Missouri Lawmakers Push for Higher Teacher Pay Amid Senate Opposition

Missouri House legislators are once again prioritizing the passage of bills aimed at boosting teacher recruitment and retention in the state. Republican Representative Ed Lewis of Moberly is sponsoring legislation based on the recommendations made by the State Department of Elementary and Secondary Education’s blue ribbon commission. This marks the third consecutive year that Lewis has sponsored teacher recruitment and retention legislation. According to Lewis, the shortage of teachers is a clear problem that affects both public and private schools.

According to data from the Department of Elementary and Secondary Education, an average of 43.3% of teachers leave Missouri school districts after three years.

The Missouri National Education Association, a teachers’ union, reports that the state ranks last in average starting teacher pay and 47th in average teacher pay.

Through his bill, Lewis aims to raise the minimum teacher pay, implement differentiated salary schedules for hard-to-staff areas, and increase scholarships for teacher recruitment, among other measures.

During the hearing, Representative Ann Kelley, a Republican from Lamar, suggested the inclusion of support staff in the bill, emphasizing their essential role in the success of schools.
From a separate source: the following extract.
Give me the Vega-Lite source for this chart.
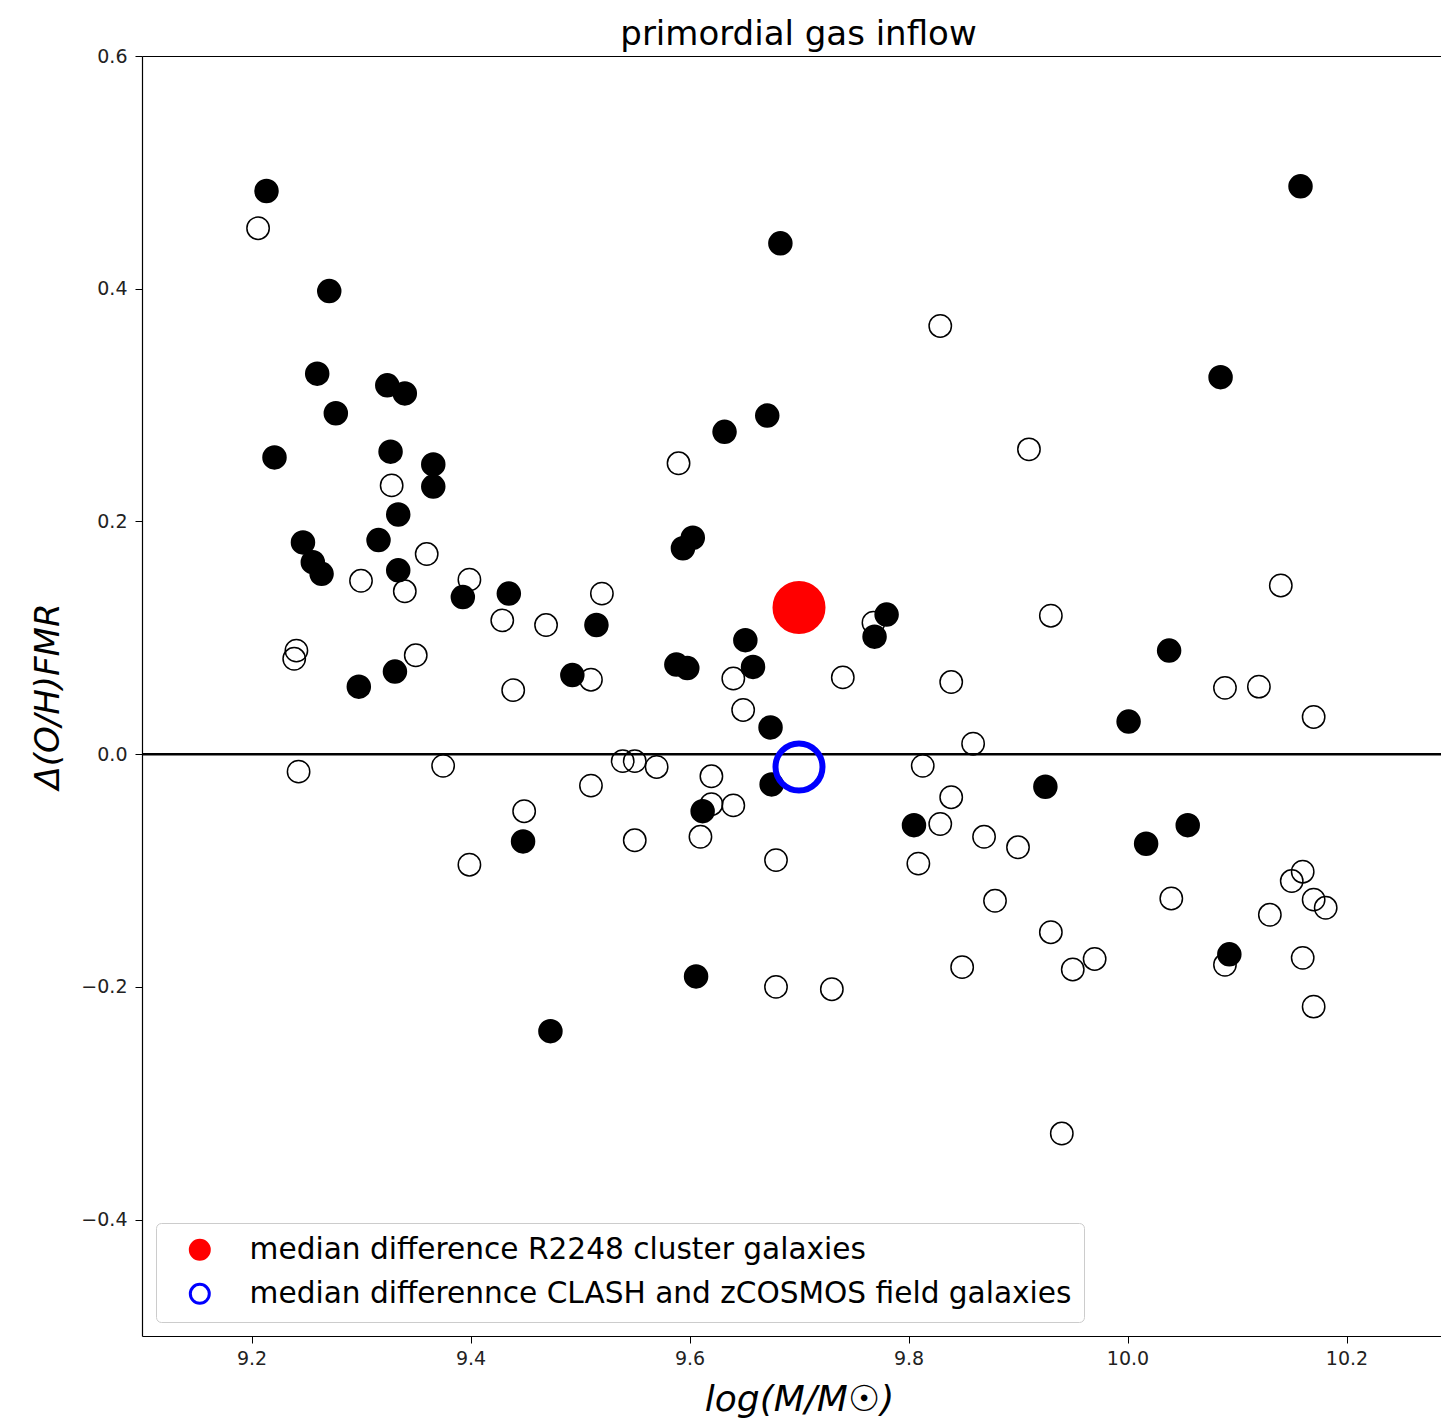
{
  "$schema": "https://vega.github.io/schema/vega-lite/v6.json",
  "autosize": {"type": "none"},
  "width": 1299,
  "height": 1280,
  "padding": {"left": 142, "top": 56, "right": 0, "bottom": 90},
  "background": "white",
  "config": {
    "font": "DejaVu Sans",
    "view": {"stroke": null},
    "axis": {
      "grid": false,
      "domainColor": "black",
      "domainWidth": 1.2,
      "tickColor": "black",
      "tickWidth": 1,
      "tickSize": 7,
      "labelFont": "DejaVu Sans",
      "labelFontSize": 19,
      "labelColor": "#222222",
      "titleFont": "DejaVu Sans",
      "titleColor": "black",
      "titleFontWeight": "normal",
      "titleFontStyle": "italic"
    },
    "legend": {
      "orient": "bottom-left",
      "offset": 14,
      "padding": 12,
      "strokeColor": "#cccccc",
      "strokeWidth": 1,
      "cornerRadius": 5,
      "fillColor": "white",
      "labelFont": "DejaVu Sans",
      "labelFontSize": 29.6,
      "labelColor": "black",
      "labelLimit": 2000,
      "symbolType": "circle",
      "symbolSize": 360,
      "symbolStrokeWidth": 3,
      "rowPadding": 12,
      "labelOffset": 35,
      "symbolOffset": 17
    }
  },
  "title": {
    "text": "primordial gas inflow",
    "fontSize": 34,
    "fontWeight": "normal",
    "font": "DejaVu Sans",
    "color": "black",
    "anchor": "middle",
    "dx": 7,
    "dy": 11,
    "offset": 6
  },
  "datasets": {
    "filled": [
      {"x": 9.2137, "y": 0.484}, {"x": 9.271, "y": 0.398}, {"x": 9.260, "y": 0.327}, {"x": 9.324, "y": 0.317},
      {"x": 9.340, "y": 0.310}, {"x": 9.277, "y": 0.293}, {"x": 9.221, "y": 0.255}, {"x": 9.327, "y": 0.260},
      {"x": 9.366, "y": 0.249}, {"x": 9.366, "y": 0.230}, {"x": 9.334, "y": 0.206}, {"x": 9.316, "y": 0.184},
      {"x": 9.247, "y": 0.182}, {"x": 9.256, "y": 0.165}, {"x": 9.264, "y": 0.155}, {"x": 9.334, "y": 0.158},
      {"x": 9.393, "y": 0.135}, {"x": 9.435, "y": 0.138}, {"x": 9.515, "y": 0.111}, {"x": 9.298, "y": 0.058},
      {"x": 9.331, "y": 0.071}, {"x": 9.493, "y": 0.068}, {"x": 9.588, "y": 0.077}, {"x": 9.598, "y": 0.074},
      {"x": 9.651, "y": 0.098}, {"x": 9.658, "y": 0.075}, {"x": 9.674, "y": 0.023}, {"x": 9.675, "y": -0.026},
      {"x": 9.612, "y": -0.049}, {"x": 9.448, "y": -0.075}, {"x": 9.606, "y": -0.191}, {"x": 9.473, "y": -0.238},
      {"x": 9.632, "y": 0.277}, {"x": 9.671, "y": 0.291}, {"x": 9.683, "y": 0.439}, {"x": 9.594, "y": 0.177},
      {"x": 9.603, "y": 0.186}, {"x": 9.780, "y": 0.120}, {"x": 9.769, "y": 0.101}, {"x": 9.805, "y": -0.061},
      {"x": 9.925, "y": -0.028}, {"x": 10.001, "y": 0.028}, {"x": 10.038, "y": 0.089}, {"x": 10.017, "y": -0.077},
      {"x": 10.055, "y": -0.061}, {"x": 10.093, "y": -0.172}, {"x": 10.085, "y": 0.324}, {"x": 10.158, "y": 0.488}
    ],
    "open": [
      {"x": 9.206, "y": 0.452}, {"x": 9.241, "y": 0.089}, {"x": 9.239, "y": 0.082}, {"x": 9.243, "y": -0.015},
      {"x": 9.300, "y": 0.149}, {"x": 9.328, "y": 0.231}, {"x": 9.340, "y": 0.140}, {"x": 9.360, "y": 0.172},
      {"x": 9.350, "y": 0.085}, {"x": 9.375, "y": -0.010}, {"x": 9.399, "y": 0.150}, {"x": 9.399, "y": -0.095},
      {"x": 9.429, "y": 0.115}, {"x": 9.439, "y": 0.055}, {"x": 9.449, "y": -0.049}, {"x": 9.469, "y": 0.111},
      {"x": 9.510, "y": 0.064}, {"x": 9.510, "y": -0.027}, {"x": 9.520, "y": 0.138}, {"x": 9.539, "y": -0.006},
      {"x": 9.550, "y": -0.006}, {"x": 9.550, "y": -0.074}, {"x": 9.570, "y": -0.011}, {"x": 9.590, "y": 0.250},
      {"x": 9.620, "y": -0.019}, {"x": 9.620, "y": -0.043}, {"x": 9.640, "y": -0.044}, {"x": 9.610, "y": -0.071},
      {"x": 9.640, "y": 0.065}, {"x": 9.649, "y": 0.038}, {"x": 9.679, "y": -0.091}, {"x": 9.679, "y": -0.200},
      {"x": 9.730, "y": -0.202}, {"x": 9.740, "y": 0.066}, {"x": 9.768, "y": 0.113}, {"x": 9.829, "y": 0.368},
      {"x": 9.839, "y": 0.062}, {"x": 9.813, "y": -0.010}, {"x": 9.809, "y": -0.094}, {"x": 9.829, "y": -0.060},
      {"x": 9.839, "y": -0.037}, {"x": 9.859, "y": 0.009}, {"x": 9.869, "y": -0.071}, {"x": 9.879, "y": -0.126},
      {"x": 9.849, "y": -0.183}, {"x": 9.900, "y": -0.080}, {"x": 9.910, "y": 0.262}, {"x": 9.930, "y": 0.119},
      {"x": 9.930, "y": -0.153}, {"x": 9.950, "y": -0.185}, {"x": 9.970, "y": -0.176}, {"x": 9.940, "y": -0.326},
      {"x": 10.040, "y": -0.124}, {"x": 10.089, "y": 0.057}, {"x": 10.120, "y": 0.058}, {"x": 10.089, "y": -0.181},
      {"x": 10.140, "y": 0.145}, {"x": 10.170, "y": 0.032}, {"x": 10.130, "y": -0.138}, {"x": 10.150, "y": -0.109},
      {"x": 10.160, "y": -0.101}, {"x": 10.170, "y": -0.125}, {"x": 10.181, "y": -0.132}, {"x": 10.160, "y": -0.175},
      {"x": 10.170, "y": -0.217}
    ],
    "medians": [
      {"x": 9.7, "y": 0.126, "series": "\u00a0median difference R2248 cluster galaxies"},
      {"x": 9.7, "y": -0.011, "series": "median differennce CLASH and zCOSMOS field galaxies"}
    ],
    "zero": [{"y": 0}]
  },
  "resolve": {"axis": {"x": "independent"}},
  "layer": [
    {
      "data": {"name": "zero"},
      "mark": {"type": "rule", "color": "black", "strokeWidth": 2.5},
      "encoding": {
        "y": {"field": "y", "type": "quantitative", "scale": {"domain": [-0.5, 0.6], "nice": false, "zero": false},
          "axis": {"values": [-0.4, -0.2, 0, 0.2, 0.4, 0.6], "format": ".1f", "title": "Δ(O/H)FMR", "titleFontSize": 34, "titlePadding": 15, "labelPadding": 8}}
      }
    },
    {
      "data": {"name": "open"},
      "mark": {"type": "point", "shape": "circle", "filled": false, "stroke": "black", "strokeWidth": 1.5, "size": 500, "opacity": 1},
      "encoding": {
        "x": {"field": "x", "type": "quantitative", "scale": {"domain": [9.1, 10.2863], "nice": false, "zero": false},
          "axis": {"orient": "bottom", "values": [9.2, 9.4, 9.6, 9.8, 10.0, 10.2], "format": ".1f", "title": "log(M/M☉)", "titleFontSize": 36, "titlePadding": 14, "titleX": 657, "labelPadding": 6}},
        "y": {"field": "y", "type": "quantitative"}
      }
    },
    {
      "data": {"name": "filled"},
      "mark": {"type": "circle", "color": "black", "size": 600, "opacity": 1},
      "encoding": {
        "x": {"field": "x", "type": "quantitative",
          "axis": {"orient": "top", "labels": false, "ticks": false, "title": null, "domain": true}},
        "y": {"field": "y", "type": "quantitative"}
      }
    },
    {
      "data": {"name": "medians"},
      "mark": {"type": "point", "shape": "circle", "strokeWidth": 6, "size": 2209, "opacity": 1},
      "encoding": {
        "x": {"field": "x", "type": "quantitative", "axis": null},
        "y": {"field": "y", "type": "quantitative"},
        "fill": {"field": "series", "type": "nominal",
          "scale": {"domain": ["\u00a0median difference R2248 cluster galaxies", "median differennce CLASH and zCOSMOS field galaxies"], "range": ["red", "transparent"]},
          "legend": {"title": null}},
        "stroke": {"field": "series", "type": "nominal",
          "scale": {"domain": ["\u00a0median difference R2248 cluster galaxies", "median differennce CLASH and zCOSMOS field galaxies"], "range": ["red", "blue"]},
          "legend": {"title": null}}
      }
    }
  ]
}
However, Lewis expressed concerns about the potential fiscal impact of expanding the bill’s provisions.

Last year, Lewis introduced separate bills to raise teacher pay, but they were combined into a single bill by the committee. The bill was overwhelmingly approved by the House but faced filibusters in the Senate, preventing further debate.

Another bill aimed at raising teachers’ minimum salary is being sponsored by Representative Willard Haley, a Republican from Eldon. Haley’s bill seeks to raise the base salary to $46,000 by the 2027-28 school year, with an estimated cost of up to $17.5 million.

Representative Dan Stacy, a Republican from Blue Springs, suggested linking a base-pay increase to a decrease in another area of the budget. However, Haley emphasized the importance of prioritizing education funding.

No opposition to the legislation was presented during the hearing.

Perry Gorrell, interim legislative liaison for the Department of Elementary and Secondary Education, stated that raising the base teacher pay is the Commissioner of Education’s top priority.

Lobbyists for the National Education Association and various school districts also voiced their support for the bills, emphasizing the need to attract and retain highly qualified teachers.